* _INFORMATION SHOWN_
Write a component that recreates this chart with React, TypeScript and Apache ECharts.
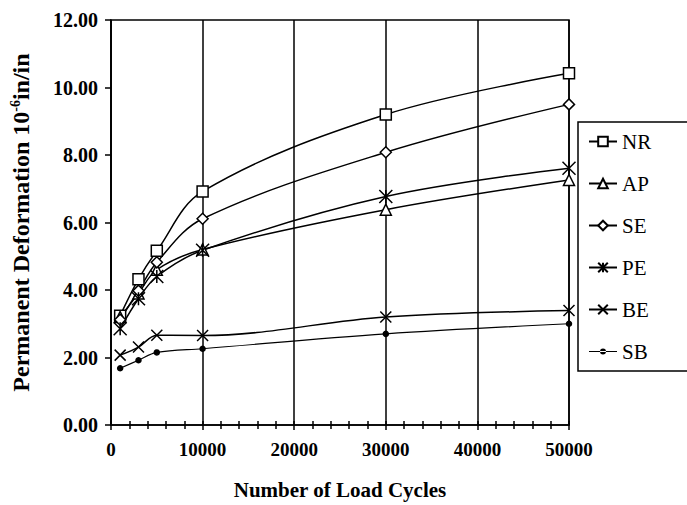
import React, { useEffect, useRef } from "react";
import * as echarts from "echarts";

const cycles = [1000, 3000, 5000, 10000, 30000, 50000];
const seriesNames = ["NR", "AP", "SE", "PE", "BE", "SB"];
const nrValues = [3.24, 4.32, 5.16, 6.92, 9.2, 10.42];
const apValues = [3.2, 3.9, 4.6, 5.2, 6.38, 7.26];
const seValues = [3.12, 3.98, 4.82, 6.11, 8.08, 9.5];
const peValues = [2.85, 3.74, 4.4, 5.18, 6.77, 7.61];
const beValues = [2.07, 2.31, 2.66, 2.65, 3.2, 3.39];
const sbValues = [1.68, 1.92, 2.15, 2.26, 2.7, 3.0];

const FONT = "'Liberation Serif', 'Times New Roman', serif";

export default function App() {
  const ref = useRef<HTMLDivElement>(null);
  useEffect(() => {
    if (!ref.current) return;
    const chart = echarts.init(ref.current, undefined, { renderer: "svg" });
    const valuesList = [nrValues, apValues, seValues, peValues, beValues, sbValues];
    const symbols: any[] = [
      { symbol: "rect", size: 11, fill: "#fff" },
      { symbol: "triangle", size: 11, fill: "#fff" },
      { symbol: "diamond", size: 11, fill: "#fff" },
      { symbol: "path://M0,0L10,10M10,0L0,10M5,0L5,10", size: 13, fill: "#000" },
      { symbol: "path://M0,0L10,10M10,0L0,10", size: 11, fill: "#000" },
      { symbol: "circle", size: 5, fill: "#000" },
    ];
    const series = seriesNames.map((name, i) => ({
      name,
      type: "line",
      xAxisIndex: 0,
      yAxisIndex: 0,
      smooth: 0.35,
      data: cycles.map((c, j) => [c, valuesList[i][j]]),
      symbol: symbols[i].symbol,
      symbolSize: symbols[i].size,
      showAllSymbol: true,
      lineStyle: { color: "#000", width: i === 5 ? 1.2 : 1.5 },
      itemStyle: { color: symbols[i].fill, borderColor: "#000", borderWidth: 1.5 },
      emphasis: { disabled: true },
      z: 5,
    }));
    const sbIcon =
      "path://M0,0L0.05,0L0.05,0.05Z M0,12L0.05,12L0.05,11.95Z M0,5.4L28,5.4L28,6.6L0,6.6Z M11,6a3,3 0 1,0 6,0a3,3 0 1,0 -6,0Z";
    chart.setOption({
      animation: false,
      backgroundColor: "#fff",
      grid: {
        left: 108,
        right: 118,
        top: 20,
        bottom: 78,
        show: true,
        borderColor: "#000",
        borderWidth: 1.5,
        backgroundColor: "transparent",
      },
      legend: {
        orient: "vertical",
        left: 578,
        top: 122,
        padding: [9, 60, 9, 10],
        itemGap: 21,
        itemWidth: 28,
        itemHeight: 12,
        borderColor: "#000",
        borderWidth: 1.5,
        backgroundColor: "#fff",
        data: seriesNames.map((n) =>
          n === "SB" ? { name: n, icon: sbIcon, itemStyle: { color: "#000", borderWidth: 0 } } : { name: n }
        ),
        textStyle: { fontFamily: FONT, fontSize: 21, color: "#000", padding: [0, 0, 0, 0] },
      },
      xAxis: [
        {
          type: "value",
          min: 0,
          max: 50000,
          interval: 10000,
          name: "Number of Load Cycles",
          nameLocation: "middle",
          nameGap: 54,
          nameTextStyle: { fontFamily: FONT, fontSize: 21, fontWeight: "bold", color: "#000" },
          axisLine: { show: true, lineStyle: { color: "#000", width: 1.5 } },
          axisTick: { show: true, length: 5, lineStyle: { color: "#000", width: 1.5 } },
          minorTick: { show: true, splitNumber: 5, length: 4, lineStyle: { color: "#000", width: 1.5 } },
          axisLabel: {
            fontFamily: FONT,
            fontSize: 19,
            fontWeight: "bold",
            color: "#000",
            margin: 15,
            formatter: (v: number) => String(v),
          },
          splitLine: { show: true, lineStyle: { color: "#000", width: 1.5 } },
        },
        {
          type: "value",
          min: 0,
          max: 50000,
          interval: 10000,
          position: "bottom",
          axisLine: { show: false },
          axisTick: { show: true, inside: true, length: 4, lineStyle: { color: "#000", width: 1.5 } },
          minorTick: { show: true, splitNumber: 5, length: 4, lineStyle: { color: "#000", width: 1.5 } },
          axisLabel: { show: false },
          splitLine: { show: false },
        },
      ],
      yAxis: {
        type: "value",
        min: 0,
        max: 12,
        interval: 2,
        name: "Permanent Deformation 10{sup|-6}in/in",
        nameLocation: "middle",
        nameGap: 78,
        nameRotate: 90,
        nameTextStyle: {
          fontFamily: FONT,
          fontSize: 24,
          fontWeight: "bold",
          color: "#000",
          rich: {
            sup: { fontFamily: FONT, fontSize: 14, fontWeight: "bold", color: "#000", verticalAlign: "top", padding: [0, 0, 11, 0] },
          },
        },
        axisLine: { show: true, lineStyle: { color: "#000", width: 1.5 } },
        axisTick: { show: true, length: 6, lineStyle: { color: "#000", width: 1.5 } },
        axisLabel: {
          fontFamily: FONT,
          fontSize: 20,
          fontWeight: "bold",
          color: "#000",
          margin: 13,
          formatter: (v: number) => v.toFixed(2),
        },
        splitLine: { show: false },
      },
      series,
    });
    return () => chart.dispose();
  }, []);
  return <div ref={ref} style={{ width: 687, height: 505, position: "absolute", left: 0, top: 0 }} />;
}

* _PROBLEM REQUIREMENTS_
Omit every picture while copying the listing above exactly.

* _EXPECTED ANSWER_
Write a component that recreates this chart with React, TypeScript and Apache ECharts.
import React, { useEffect, useRef } from "react";
import * as echarts from "echarts";

const cycles = [1000, 3000, 5000, 10000, 30000, 50000];
const seriesNames = ["NR", "AP", "SE", "PE", "BE", "SB"];
const nrValues = [3.24, 4.32, 5.16, 6.92, 9.2, 10.42];
const apValues = [3.2, 3.9, 4.6, 5.2, 6.38, 7.26];
const seValues = [3.12, 3.98, 4.82, 6.11, 8.08, 9.5];
const peValues = [2.85, 3.74, 4.4, 5.18, 6.77, 7.61];
const beValues = [2.07, 2.31, 2.66, 2.65, 3.2, 3.39];
const sbValues = [1.68, 1.92, 2.15, 2.26, 2.7, 3.0];

const FONT = "'Liberation Serif', 'Times New Roman', serif";

export default function App() {
  const ref = useRef<HTMLDivElement>(null);
  useEffect(() => {
    if (!ref.current) return;
    const chart = echarts.init(ref.current, undefined, { renderer: "svg" });
    const valuesList = [nrValues, apValues, seValues, peValues, beValues, sbValues];
    const symbols: any[] = [
      { symbol: "rect", size: 11, fill: "#fff" },
      { symbol: "triangle", size: 11, fill: "#fff" },
      { symbol: "diamond", size: 11, fill: "#fff" },
      { symbol: "path://M0,0L10,10M10,0L0,10M5,0L5,10", size: 13, fill: "#000" },
      { symbol: "path://M0,0L10,10M10,0L0,10", size: 11, fill: "#000" },
      { symbol: "circle", size: 5, fill: "#000" },
    ];
    const series = seriesNames.map((name, i) => ({
      name,
      type: "line",
      xAxisIndex: 0,
      yAxisIndex: 0,
      smooth: 0.35,
      data: cycles.map((c, j) => [c, valuesList[i][j]]),
      symbol: symbols[i].symbol,
      symbolSize: symbols[i].size,
      showAllSymbol: true,
      lineStyle: { color: "#000", width: i === 5 ? 1.2 : 1.5 },
      itemStyle: { color: symbols[i].fill, borderColor: "#000", borderWidth: 1.5 },
      emphasis: { disabled: true },
      z: 5,
    }));
    const sbIcon =
      "path://M0,0L0.05,0L0.05,0.05Z M0,12L0.05,12L0.05,11.95Z M0,5.4L28,5.4L28,6.6L0,6.6Z M11,6a3,3 0 1,0 6,0a3,3 0 1,0 -6,0Z";
    chart.setOption({
      animation: false,
      backgroundColor: "#fff",
      grid: {
        left: 108,
        right: 118,
        top: 20,
        bottom: 78,
        show: true,
        borderColor: "#000",
        borderWidth: 1.5,
        backgroundColor: "transparent",
      },
      legend: {
        orient: "vertical",
        left: 578,
        top: 122,
        padding: [9, 60, 9, 10],
        itemGap: 21,
        itemWidth: 28,
        itemHeight: 12,
        borderColor: "#000",
        borderWidth: 1.5,
        backgroundColor: "#fff",
        data: seriesNames.map((n) =>
          n === "SB" ? { name: n, icon: sbIcon, itemStyle: { color: "#000", borderWidth: 0 } } : { name: n }
        ),
        textStyle: { fontFamily: FONT, fontSize: 21, color: "#000", padding: [0, 0, 0, 0] },
      },
      xAxis: [
        {
          type: "value",
          min: 0,
          max: 50000,
          interval: 10000,
          name: "Number of Load Cycles",
          nameLocation: "middle",
          nameGap: 54,
          nameTextStyle: { fontFamily: FONT, fontSize: 21, fontWeight: "bold", color: "#000" },
          axisLine: { show: true, lineStyle: { color: "#000", width: 1.5 } },
          axisTick: { show: true, length: 5, lineStyle: { color: "#000", width: 1.5 } },
          minorTick: { show: true, splitNumber: 5, length: 4, lineStyle: { color: "#000", width: 1.5 } },
          axisLabel: {
            fontFamily: FONT,
            fontSize: 19,
            fontWeight: "bold",
            color: "#000",
            margin: 15,
            formatter: (v: number) => String(v),
          },
          splitLine: { show: true, lineStyle: { color: "#000", width: 1.5 } },
        },
        {
          type: "value",
          min: 0,
          max: 50000,
          interval: 10000,
          position: "bottom",
          axisLine: { show: false },
          axisTick: { show: true, inside: true, length: 4, lineStyle: { color: "#000", width: 1.5 } },
          minorTick: { show: true, splitNumber: 5, length: 4, lineStyle: { color: "#000", width: 1.5 } },
          axisLabel: { show: false },
          splitLine: { show: false },
        },
      ],
      yAxis: {
        type: "value",
        min: 0,
        max: 12,
        interval: 2,
        name: "Permanent Deformation 10{sup|-6}in/in",
        nameLocation: "middle",
        nameGap: 78,
        nameRotate: 90,
        nameTextStyle: {
          fontFamily: FONT,
          fontSize: 24,
          fontWeight: "bold",
          color: "#000",
          rich: {
            sup: { fontFamily: FONT, fontSize: 14, fontWeight: "bold", color: "#000", verticalAlign: "top", padding: [0, 0, 11, 0] },
          },
        },
        axisLine: { show: true, lineStyle: { color: "#000", width: 1.5 } },
        axisTick: { show: true, length: 6, lineStyle: { color: "#000", width: 1.5 } },
        axisLabel: {
          fontFamily: FONT,
          fontSize: 20,
          fontWeight: "bold",
          color: "#000",
          margin: 13,
          formatter: (v: number) => v.toFixed(2),
        },
        splitLine: { show: false },
      },
      series,
    });
    return () => chart.dispose();
  }, []);
  return <div ref={ref} style={{ width: 687, height: 505, position: "absolute", left: 0, top: 0 }} />;
}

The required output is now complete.